▸ **Data excerpt**:

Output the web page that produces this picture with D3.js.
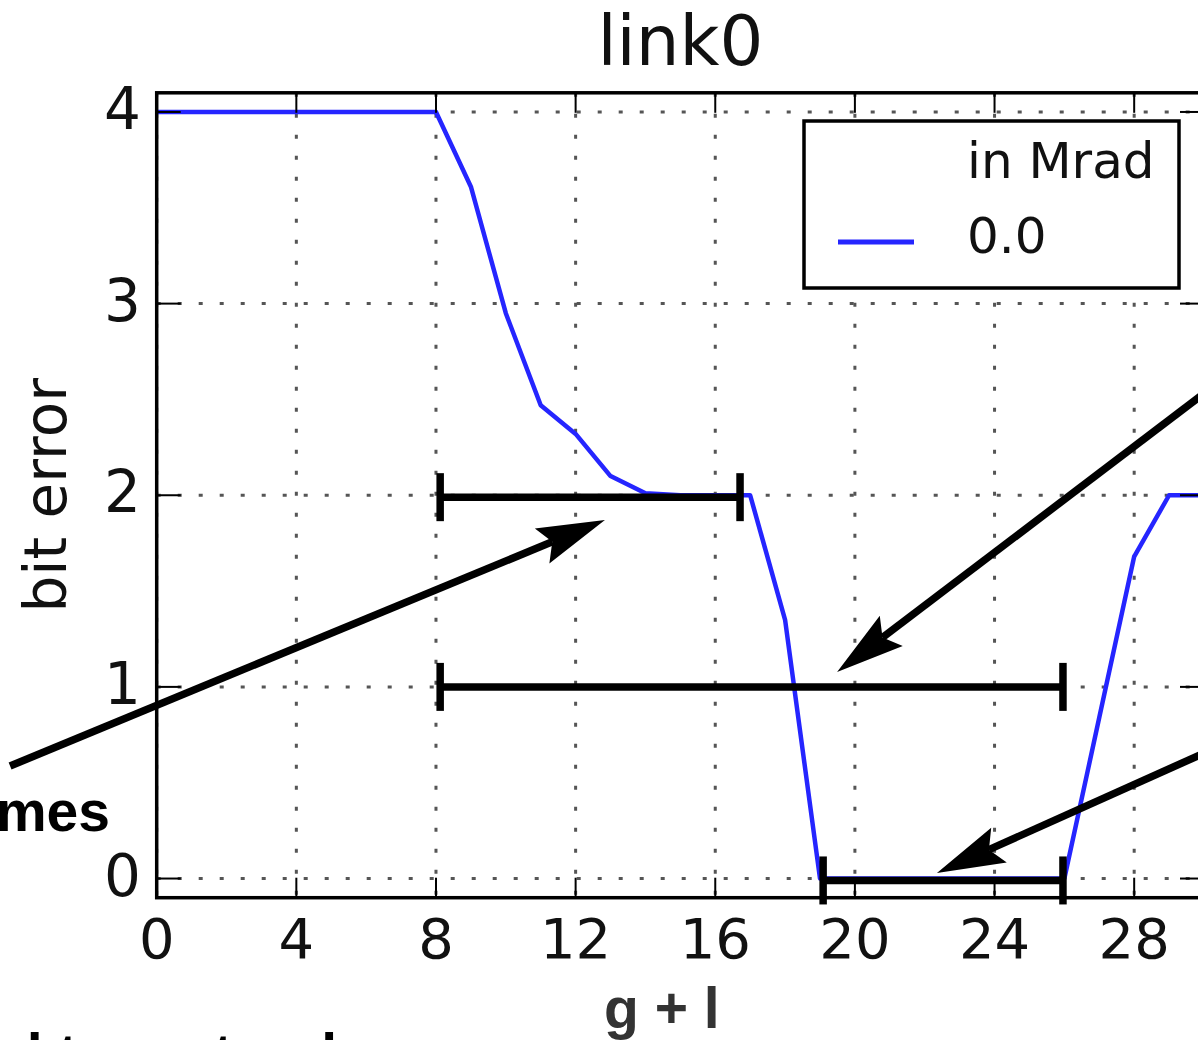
<!DOCTYPE html>
<html>
<head>
<meta charset="utf-8">
<script src="https://cdn.jsdelivr.net/npm/d3@7"></script>
<style>
  html, body { margin: 0; padding: 0; background: #fff; overflow: hidden; }
  svg { display: block; }
</style>
</head>
<body>
<svg id="chart" width="1198" height="1040"></svg>
<script>
// ---- data ----
const title = "link0";
const xLabel = "g + l";
const yLabel = "bit error";
const legendTitle = "in Mrad";
const seriesName = "0.0";
const gl = [0,1,2,3,4,5,6,7,8,9,10,11,12,13,14,15,16,17,18,19,20,21,22,23,24,25,26,27,28,29,30];
const bitError = [4,4,4,4,4,4,4,4,4,3.61,2.95,2.47,2.32,2.1,2.01,2,2,2,1.35,0,0,0,0,0,0,0,0,0.84,1.68,2,2];
const xTicks = [0,4,8,12,16,20,24,28];
const yTicks = [0,1,2,3,4];
// annotation overlay (in data units)
const brackets = [
  {x0: 8.12, x1: 16.71, y: 1.99},
  {x0: 8.12, x1: 25.96, y: 1.0},
  {x0: 19.09, x1: 25.96, y: -0.01}
];
const arrows = [
  {x0: -4.2, y0: 0.587, x1: 12.84, y1: 1.871},
  {x0: 32.75, y0: 2.911, x1: 19.49, y1: 1.078},
  {x0: 32.75, y0: 0.879, x1: 22.35, y1: 0.029}
];
const sideText = "mes";
const bottomText = "ed to rest or l";

// ---- layout ----
const svg = d3.select("#chart");
const x = d3.scaleLinear().domain([0, 30]).range([156.7, 156.7 + 30 * 34.91]);
const y = d3.scaleLinear().domain([-0.1, 4.1]).range([897.7, 92.8]);
const [X0, X1] = x.range();
const [Y0, Y1] = y.range(); // Y0 bottom, Y1 top

const dejavu = "'DejaVu Sans', 'Bitstream Vera Sans', sans-serif";
const arial = "'Liberation Sans', Arial, Helvetica, sans-serif";

svg.append("defs").append("clipPath").attr("id", "plotclip")
  .append("rect").attr("x", X0).attr("y", Y1).attr("width", X1 - X0).attr("height", Y0 - Y1);

// grid
const grid = svg.append("g").attr("stroke", "#555").attr("stroke-width", 3)
  .attr("stroke-dasharray", "4,17").attr("fill", "none");
grid.selectAll("line.h").data(yTicks).join("line").attr("class", "h")
  .attr("x1", X0).attr("x2", X1).attr("y1", d => y(d)).attr("y2", d => y(d));
grid.selectAll("line.v").data(xTicks).join("line").attr("class", "v")
  .attr("y1", Y1).attr("y2", Y0).attr("x1", d => x(d)).attr("x2", d => x(d));

// data line
const line = d3.line().x((d, i) => x(gl[i])).y(d => y(d));
svg.append("path").datum(bitError)
  .attr("clip-path", "url(#plotclip)")
  .attr("d", line).attr("fill", "none")
  .attr("stroke", "#2525ff").attr("stroke-width", 4.5).attr("stroke-linejoin", "round");

// ticks (inward, all sides)
const ticks = svg.append("g").attr("stroke", "#000").attr("stroke-width", 2);
ticks.selectAll("line.l").data(yTicks).join("line")
  .attr("x1", X0).attr("x2", X0 + 24).attr("y1", d => y(d)).attr("y2", d => y(d));
ticks.selectAll("line.r").data(yTicks).join("line")
  .attr("x1", X1).attr("x2", X1 - 24).attr("y1", d => y(d)).attr("y2", d => y(d));
ticks.selectAll("line.b").data(xTicks).join("line")
  .attr("y1", Y0).attr("y2", Y0 - 20).attr("x1", d => x(d)).attr("x2", d => x(d));
ticks.selectAll("line.t").data(xTicks).join("line")
  .attr("y1", Y1).attr("y2", Y1 + 20).attr("x1", d => x(d)).attr("x2", d => x(d));

// spines
svg.append("rect").attr("x", X0).attr("y", Y1).attr("width", X1 - X0).attr("height", Y0 - Y1)
  .attr("fill", "none").attr("stroke", "#000").attr("stroke-width", 3.5);

// tick labels
svg.append("g").selectAll("text").data(xTicks).join("text")
  .attr("x", d => x(d)).attr("y", 958).attr("text-anchor", "middle")
  .attr("font-family", dejavu).attr("font-size", 56).attr("fill", "#111")
  .text(d => d);
svg.append("g").selectAll("text").data(yTicks).join("text")
  .attr("x", 141).attr("y", d => y(d) + 17).attr("text-anchor", "end")
  .attr("font-family", dejavu).attr("font-size", 58).attr("fill", "#111")
  .text(d => d);

// title
svg.append("text").attr("x", (X0 + X1) / 2).attr("y", 65).attr("text-anchor", "middle")
  .attr("font-family", dejavu).attr("font-size", 69).attr("fill", "#111").text(title);

// y label
svg.append("text").attr("transform", `translate(66,${(Y0 + Y1) / 2}) rotate(-90)`)
  .attr("text-anchor", "middle").attr("font-family", dejavu).attr("font-size", 58)
  .attr("fill", "#111").text(yLabel);

// x label
svg.append("text").attr("x", 604).attr("y", 1028).attr("font-family", arial)
  .attr("font-weight", "bold").attr("font-size", 57).attr("fill", "#333").text(xLabel);

// legend
const lg = svg.append("g");
lg.append("rect").attr("x", 804).attr("y", 121).attr("width", 375).attr("height", 167)
  .attr("fill", "#fff").attr("stroke", "#000").attr("stroke-width", 3.5);
lg.append("text").attr("x", 967).attr("y", 178).attr("font-family", dejavu)
  .attr("font-size", 50).attr("fill", "#111").text(legendTitle);
lg.append("line").attr("x1", 838).attr("x2", 914).attr("y1", 242).attr("y2", 242)
  .attr("stroke", "#2525ff").attr("stroke-width", 5);
lg.append("text").attr("x", 967).attr("y", 253).attr("font-family", dejavu)
  .attr("font-size", 50).attr("fill", "#111").text(seriesName);

// annotation brackets
const ann = svg.append("g").attr("stroke", "#000").attr("stroke-width", 7.5).attr("fill", "none");
brackets.forEach(b => {
  ann.append("line").attr("x1", x(b.x0)).attr("x2", x(b.x1)).attr("y1", y(b.y)).attr("y2", y(b.y));
  [b.x0, b.x1].forEach(xv => {
    ann.append("line").attr("x1", x(xv)).attr("x2", x(xv))
      .attr("y1", y(b.y) - 24).attr("y2", y(b.y) + 24);
  });
});

// annotation arrows
const L = 68, W = 19, N = 11;
arrows.forEach(a => {
  const tx = x(a.x0), ty = y(a.y0), hx = x(a.x1), hy = y(a.y1);
  const len = Math.hypot(hx - tx, hy - ty);
  const ux = (hx - tx) / len, uy = (hy - ty) / len;
  const nx = -uy, ny = ux;
  const bx = hx - ux * L, by = hy - uy * L;
  const notchX = hx - ux * (L - N), notchY = hy - uy * (L - N);
  svg.append("line").attr("x1", tx).attr("y1", ty).attr("x2", notchX).attr("y2", notchY)
    .attr("stroke", "#000").attr("stroke-width", 7.5);
  svg.append("path")
    .attr("d", `M${hx},${hy} L${bx + nx * W},${by + ny * W} L${notchX},${notchY} L${bx - nx * W},${by - ny * W} Z`)
    .attr("fill", "#000");
});

// overlay texts
svg.append("text").attr("x", 110).attr("y", 831).attr("text-anchor", "end")
  .attr("font-family", arial).attr("font-weight", "bold").attr("font-size", 57)
  .attr("fill", "#000").text(sideText);
svg.append("text").attr("x", -24).attr("y", 1074)
  .attr("font-family", arial).attr("font-weight", "bold").attr("font-size", 57)
  .attr("fill", "#000").text(bottomText);
</script>
</body>
</html>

▸ **Work to do**: Quote every line word for word and keep the images out of the copy.

▸ **Exercise result**:
Output the web page that produces this picture with D3.js.
<!DOCTYPE html>
<html>
<head>
<meta charset="utf-8">
<script src="https://cdn.jsdelivr.net/npm/d3@7"></script>
<style>
  html, body { margin: 0; padding: 0; background: #fff; overflow: hidden; }
  svg { display: block; }
</style>
</head>
<body>
<svg id="chart" width="1198" height="1040"></svg>
<script>
// ---- data ----
const title = "link0";
const xLabel = "g + l";
const yLabel = "bit error";
const legendTitle = "in Mrad";
const seriesName = "0.0";
const gl = [0,1,2,3,4,5,6,7,8,9,10,11,12,13,14,15,16,17,18,19,20,21,22,23,24,25,26,27,28,29,30];
const bitError = [4,4,4,4,4,4,4,4,4,3.61,2.95,2.47,2.32,2.1,2.01,2,2,2,1.35,0,0,0,0,0,0,0,0,0.84,1.68,2,2];
const xTicks = [0,4,8,12,16,20,24,28];
const yTicks = [0,1,2,3,4];
// annotation overlay (in data units)
const brackets = [
  {x0: 8.12, x1: 16.71, y: 1.99},
  {x0: 8.12, x1: 25.96, y: 1.0},
  {x0: 19.09, x1: 25.96, y: -0.01}
];
const arrows = [
  {x0: -4.2, y0: 0.587, x1: 12.84, y1: 1.871},
  {x0: 32.75, y0: 2.911, x1: 19.49, y1: 1.078},
  {x0: 32.75, y0: 0.879, x1: 22.35, y1: 0.029}
];
const sideText = "mes";
const bottomText = "ed to rest or l";

// ---- layout ----
const svg = d3.select("#chart");
const x = d3.scaleLinear().domain([0, 30]).range([156.7, 156.7 + 30 * 34.91]);
const y = d3.scaleLinear().domain([-0.1, 4.1]).range([897.7, 92.8]);
const [X0, X1] = x.range();
const [Y0, Y1] = y.range(); // Y0 bottom, Y1 top

const dejavu = "'DejaVu Sans', 'Bitstream Vera Sans', sans-serif";
const arial = "'Liberation Sans', Arial, Helvetica, sans-serif";

svg.append("defs").append("clipPath").attr("id", "plotclip")
  .append("rect").attr("x", X0).attr("y", Y1).attr("width", X1 - X0).attr("height", Y0 - Y1);

// grid
const grid = svg.append("g").attr("stroke", "#555").attr("stroke-width", 3)
  .attr("stroke-dasharray", "4,17").attr("fill", "none");
grid.selectAll("line.h").data(yTicks).join("line").attr("class", "h")
  .attr("x1", X0).attr("x2", X1).attr("y1", d => y(d)).attr("y2", d => y(d));
grid.selectAll("line.v").data(xTicks).join("line").attr("class", "v")
  .attr("y1", Y1).attr("y2", Y0).attr("x1", d => x(d)).attr("x2", d => x(d));

// data line
const line = d3.line().x((d, i) => x(gl[i])).y(d => y(d));
svg.append("path").datum(bitError)
  .attr("clip-path", "url(#plotclip)")
  .attr("d", line).attr("fill", "none")
  .attr("stroke", "#2525ff").attr("stroke-width", 4.5).attr("stroke-linejoin", "round");

// ticks (inward, all sides)
const ticks = svg.append("g").attr("stroke", "#000").attr("stroke-width", 2);
ticks.selectAll("line.l").data(yTicks).join("line")
  .attr("x1", X0).attr("x2", X0 + 24).attr("y1", d => y(d)).attr("y2", d => y(d));
ticks.selectAll("line.r").data(yTicks).join("line")
  .attr("x1", X1).attr("x2", X1 - 24).attr("y1", d => y(d)).attr("y2", d => y(d));
ticks.selectAll("line.b").data(xTicks).join("line")
  .attr("y1", Y0).attr("y2", Y0 - 20).attr("x1", d => x(d)).attr("x2", d => x(d));
ticks.selectAll("line.t").data(xTicks).join("line")
  .attr("y1", Y1).attr("y2", Y1 + 20).attr("x1", d => x(d)).attr("x2", d => x(d));

// spines
svg.append("rect").attr("x", X0).attr("y", Y1).attr("width", X1 - X0).attr("height", Y0 - Y1)
  .attr("fill", "none").attr("stroke", "#000").attr("stroke-width", 3.5);

// tick labels
svg.append("g").selectAll("text").data(xTicks).join("text")
  .attr("x", d => x(d)).attr("y", 958).attr("text-anchor", "middle")
  .attr("font-family", dejavu).attr("font-size", 56).attr("fill", "#111")
  .text(d => d);
svg.append("g").selectAll("text").data(yTicks).join("text")
  .attr("x", 141).attr("y", d => y(d) + 17).attr("text-anchor", "end")
  .attr("font-family", dejavu).attr("font-size", 58).attr("fill", "#111")
  .text(d => d);

// title
svg.append("text").attr("x", (X0 + X1) / 2).attr("y", 65).attr("text-anchor", "middle")
  .attr("font-family", dejavu).attr("font-size", 69).attr("fill", "#111").text(title);

// y label
svg.append("text").attr("transform", `translate(66,${(Y0 + Y1) / 2}) rotate(-90)`)
  .attr("text-anchor", "middle").attr("font-family", dejavu).attr("font-size", 58)
  .attr("fill", "#111").text(yLabel);

// x label
svg.append("text").attr("x", 604).attr("y", 1028).attr("font-family", arial)
  .attr("font-weight", "bold").attr("font-size", 57).attr("fill", "#333").text(xLabel);

// legend
const lg = svg.append("g");
lg.append("rect").attr("x", 804).attr("y", 121).attr("width", 375).attr("height", 167)
  .attr("fill", "#fff").attr("stroke", "#000").attr("stroke-width", 3.5);
lg.append("text").attr("x", 967).attr("y", 178).attr("font-family", dejavu)
  .attr("font-size", 50).attr("fill", "#111").text(legendTitle);
lg.append("line").attr("x1", 838).attr("x2", 914).attr("y1", 242).attr("y2", 242)
  .attr("stroke", "#2525ff").attr("stroke-width", 5);
lg.append("text").attr("x", 967).attr("y", 253).attr("font-family", dejavu)
  .attr("font-size", 50).attr("fill", "#111").text(seriesName);

// annotation brackets
const ann = svg.append("g").attr("stroke", "#000").attr("stroke-width", 7.5).attr("fill", "none");
brackets.forEach(b => {
  ann.append("line").attr("x1", x(b.x0)).attr("x2", x(b.x1)).attr("y1", y(b.y)).attr("y2", y(b.y));
  [b.x0, b.x1].forEach(xv => {
    ann.append("line").attr("x1", x(xv)).attr("x2", x(xv))
      .attr("y1", y(b.y) - 24).attr("y2", y(b.y) + 24);
  });
});

// annotation arrows
const L = 68, W = 19, N = 11;
arrows.forEach(a => {
  const tx = x(a.x0), ty = y(a.y0), hx = x(a.x1), hy = y(a.y1);
  const len = Math.hypot(hx - tx, hy - ty);
  const ux = (hx - tx) / len, uy = (hy - ty) / len;
  const nx = -uy, ny = ux;
  const bx = hx - ux * L, by = hy - uy * L;
  const notchX = hx - ux * (L - N), notchY = hy - uy * (L - N);
  svg.append("line").attr("x1", tx).attr("y1", ty).attr("x2", notchX).attr("y2", notchY)
    .attr("stroke", "#000").attr("stroke-width", 7.5);
  svg.append("path")
    .attr("d", `M${hx},${hy} L${bx + nx * W},${by + ny * W} L${notchX},${notchY} L${bx - nx * W},${by - ny * W} Z`)
    .attr("fill", "#000");
});

// overlay texts
svg.append("text").attr("x", 110).attr("y", 831).attr("text-anchor", "end")
  .attr("font-family", arial).attr("font-weight", "bold").attr("font-size", 57)
  .attr("fill", "#000").text(sideText);
svg.append("text").attr("x", -24).attr("y", 1074)
  .attr("font-family", arial).attr("font-weight", "bold").attr("font-size", 57)
  .attr("fill", "#000").text(bottomText);
</script>
</body>
</html>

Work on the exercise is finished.